April 2020
It's MAGIX!
“Together with around 20 colleagues, I am working on the development and construction of an experiment for the new electron accelerator MESA. We have named the experiment MAGIX: it consists of a windowless gas target and two movable spectrometers. I am responsible for the design and construction of the target.
The special thing about MAGIX is that the accelerated electron beam is only scattered by the gas – the actual target – and the scattering process is not disturbed by the walls of the container. To achieve this, colleagues from Münster have built a device that injects extremely cold gas into a high vacuum at supersonic speed. In Mainz, we realized the structure “around it”, so to speak: later in the experiment, the electron beam will run along here and a small proportion of the accelerated electrons will collide with the gas flow.
©: Torsten Zimmermann
With MAGIX we want to answer some of the most fundamental questions of modern physics – with unprecedented precision: How big is the proton exactly? Can we find clues for dark photons? Can we understand the fusion of carbon to oxygen in the sun more precisely? When I started my diploma thesis, MAGIX only existed on paper.
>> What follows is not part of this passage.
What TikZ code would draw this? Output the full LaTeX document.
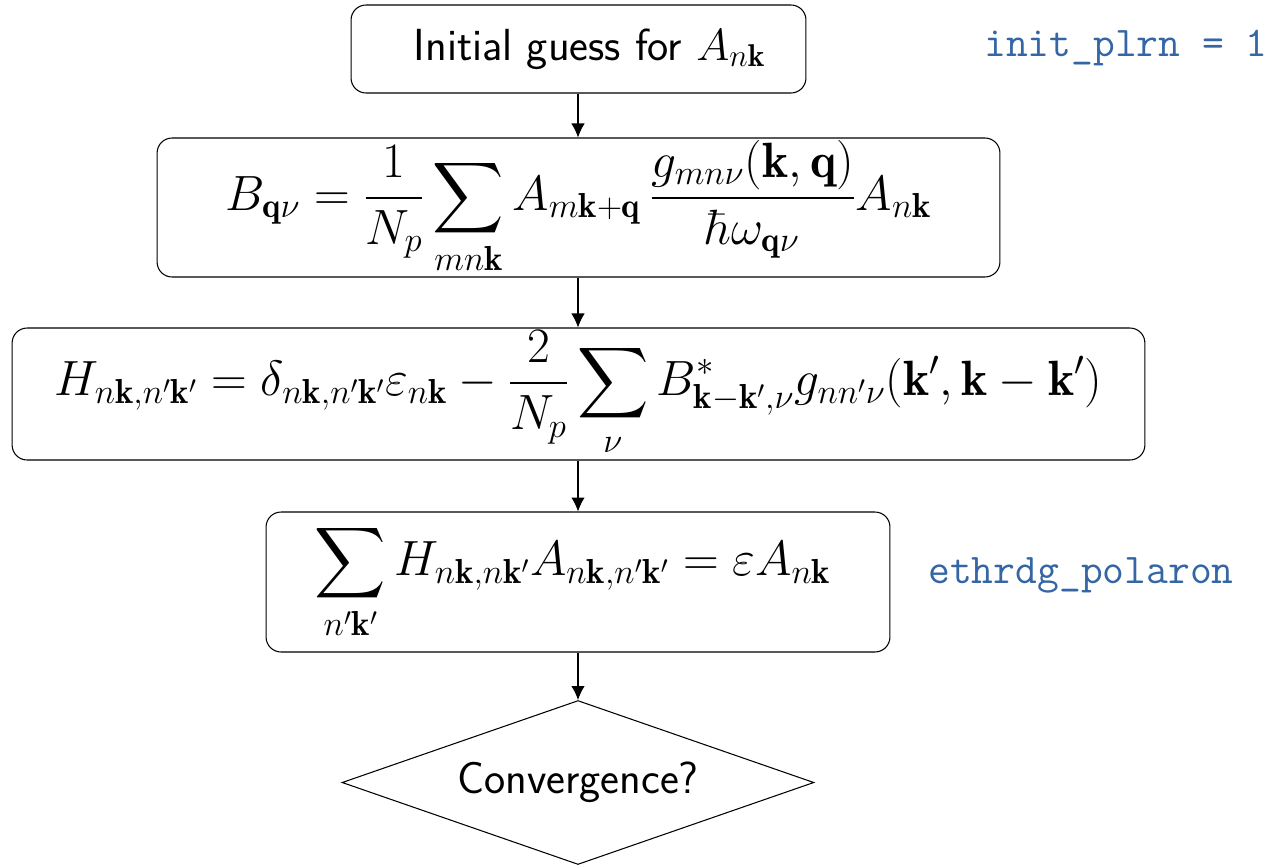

Today, four years later, we have installed the target in the A1 spectrometer of our existing accelerator MAMI – to test the system, but also to record initial data on the proton radius.
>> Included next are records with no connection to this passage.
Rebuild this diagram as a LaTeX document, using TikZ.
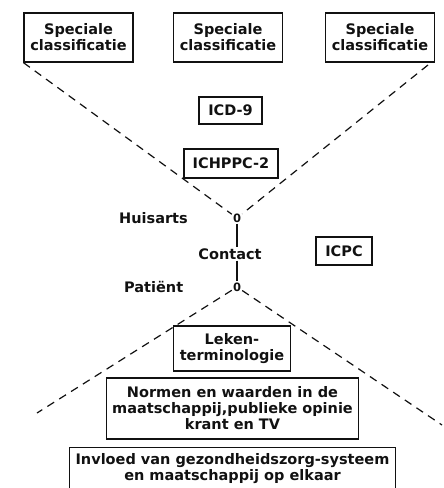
\documentclass[tikz,border=0pt]{standalone}
\usepackage{fontspec}
\setmainfont{DejaVu Sans}
\usepackage{tikz}
\usetikzlibrary{positioning}
\definecolor{ink}{HTML}{111111}
\tikzset{
  box/.style={draw=ink, line width=1.2pt, align=center, inner xsep=6pt, inner ysep=4pt, text=ink, font=\fontsize{14.5}{16}\selectfont\bfseries},
  lab/.style={text=ink, inner sep=1pt, font=\fontsize{14.5}{16}\selectfont\bfseries},
  zero/.style={text=ink, inner sep=1pt, font=\fontsize{11.5}{12}\selectfont\bfseries},
  help/.style={draw=ink, line width=1.2pt, dash pattern=on 8pt off 6pt},
  base/.style={draw=ink, line width=1.2pt},
}
\begin{document}
\begin{tikzpicture}[x=1pt,y=-1pt]
  \clip (0,0) rectangle (444,488);
  % bovenste rij
  \node[box,minimum width=109pt,minimum height=49pt] (sc1) at (78.5,37.5) {Speciale\\classificatie};
  \node[box,minimum width=106pt,minimum height=49pt] (sc2) at (228,37.5) {Speciale\\classificatie};
  \node[box,minimum width=108pt,minimum height=49pt] (sc3) at (380,37.5) {Speciale\\classificatie};
  \node[box,minimum width=63pt,minimum height=27pt] (icd) at (230.5,110.5) {ICD-9};
  \node[box,minimum width=94pt,minimum height=29pt] (ichppc) at (231,163.5) {ICHPPC-2};
  % contact
  \node[zero] (hu0) at (237,218) {0};
  \node[zero] (pa0) at (237,287) {0};
  \node[lab] (contact) at (230,254) {Contact};
  \node[lab,anchor=east] (huisarts) at (189,218) {Huisarts};
  \node[lab,anchor=west] (patient) at (123,287) {Patiënt};
  \node[box,minimum width=56pt,minimum height=28pt] (icpc) at (344,251) {ICPC};
  % onderste rij
  \node[box,minimum width=110pt,minimum height=45pt] (leken) at (232,348.5) {Leken-\\terminologie};
  \node[box,minimum width=251pt,minimum height=61pt] (normen) at (232.5,408.5) {Normen en waarden in de\\maatschappij,publieke opinie\\krant en TV};
  \node[box,anchor=north,inner ysep=6pt,text depth=24pt,minimum width=321pt] (invloed) at (232.5,447) {Invloed van gezondheidszorg-systeem\\en maatschappij op elkaar};
  \coordinate (ll) at (37,413);
  \coordinate (lr) at (442,425);
  \coordinate (ur) at (428,65);
  \draw[help] (sc1.south west) -- (hu0);
  \draw[help] (ur) -- (hu0);
  \draw[help] (pa0) -- (ll);
  \draw[help] (pa0) -- (lr);
  \draw[base] (hu0) -- (hu0 |- contact.north);
  \draw[base] (hu0 |- contact.south) -- (pa0);
\end{tikzpicture}
\end{document}
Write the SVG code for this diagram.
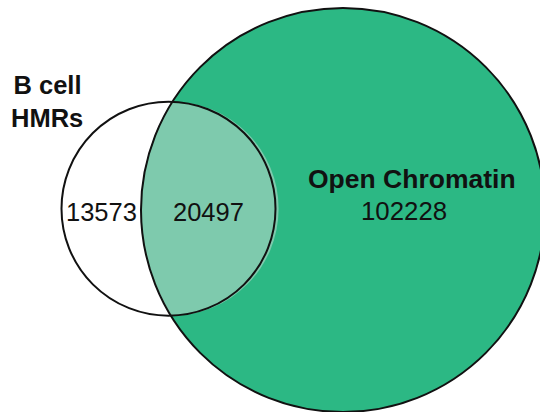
<svg xmlns="http://www.w3.org/2000/svg" width="540" height="412" viewBox="0 0 540 412">
<style>
.c{stroke:#111;stroke-width:2}
.t{font-family:"Liberation Sans",Arial,sans-serif;font-size:25.5px;fill:#111}
.b{font-weight:bold}
</style>
<rect width="540" height="412" fill="#fff"/>
<g id="open-chromatin">
<circle cx="343" cy="210" r="202" fill="#2CB884"/>
</g>
<g id="b-cell-hmrs">
<circle cx="168.5" cy="208.7" r="107" fill="#fff"/>
</g>
<g id="overlap">
<path d="M171.6 101.7 A107 107 0 0 1 171.6 315.7 A202 202 0 0 1 171.6 101.7 Z" fill="#7ECAAD"/>
</g>
<g id="outlines">
<circle cx="343" cy="210" r="202" fill="none" class="c"/>
<circle cx="168.5" cy="208.7" r="107" fill="none" class="c"/>
</g>
<g id="labels">
<text class="t b" x="13.5" y="94">B cell</text>
<text class="t b" x="11" y="126.5">HMRs</text>
<text class="t" x="66" y="221">13573</text>
<text class="t" x="173" y="221">20497</text>
<text class="t b" x="308" y="187.5" style="font-size:26.5px">Open Chromatin</text>
<text class="t" x="361" y="220" style="font-size:25.8px">102228</text>
</g>
</svg>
What drives and motivates me in my work? Planning and building an experiment from the very beginning – taking it out of its infancy, so to speak, and creating something completely new in the process. I find all of this in my current research project: It's MAGIX!”
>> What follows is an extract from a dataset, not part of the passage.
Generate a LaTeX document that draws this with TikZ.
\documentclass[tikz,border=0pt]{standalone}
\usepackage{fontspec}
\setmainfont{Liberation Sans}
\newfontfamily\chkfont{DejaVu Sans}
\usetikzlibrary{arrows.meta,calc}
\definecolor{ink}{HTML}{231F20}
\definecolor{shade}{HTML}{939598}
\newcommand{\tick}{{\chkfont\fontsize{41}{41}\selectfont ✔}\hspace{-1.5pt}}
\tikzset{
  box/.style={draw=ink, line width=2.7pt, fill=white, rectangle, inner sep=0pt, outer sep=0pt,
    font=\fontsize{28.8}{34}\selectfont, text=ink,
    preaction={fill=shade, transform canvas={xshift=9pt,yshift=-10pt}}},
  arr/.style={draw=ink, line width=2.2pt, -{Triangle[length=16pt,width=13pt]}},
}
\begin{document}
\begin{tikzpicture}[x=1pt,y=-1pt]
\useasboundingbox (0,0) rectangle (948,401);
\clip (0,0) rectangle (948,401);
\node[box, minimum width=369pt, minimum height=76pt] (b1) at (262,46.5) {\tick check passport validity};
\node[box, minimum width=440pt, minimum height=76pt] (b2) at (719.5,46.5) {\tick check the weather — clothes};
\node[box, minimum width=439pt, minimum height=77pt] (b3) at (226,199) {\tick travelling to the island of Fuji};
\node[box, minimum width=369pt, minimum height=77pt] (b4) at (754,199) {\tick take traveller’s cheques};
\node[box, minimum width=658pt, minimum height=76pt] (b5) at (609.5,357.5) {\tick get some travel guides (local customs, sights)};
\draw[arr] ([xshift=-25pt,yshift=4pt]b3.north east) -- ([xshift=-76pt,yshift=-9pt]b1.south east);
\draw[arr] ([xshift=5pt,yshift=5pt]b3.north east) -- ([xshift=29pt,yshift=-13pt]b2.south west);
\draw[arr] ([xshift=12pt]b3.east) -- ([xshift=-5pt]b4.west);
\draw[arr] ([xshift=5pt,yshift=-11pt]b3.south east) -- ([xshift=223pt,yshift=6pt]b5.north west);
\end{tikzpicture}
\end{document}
Stephan Aulenbacher completed his diploma thesis at the Institute for Nuclear Physics and is currently about to complete his PhD. He already worked as a student assistant at the A1 experiment during his studies. There he met Professor Achim Denig – and the topic for his diploma and PhD thesis was made perfect. In addition to his research activities, Stephan Aulenbacher has been project manager for the hadron physics intersection within “Netzwerk Teilchenwelt” since the beginning of 2020.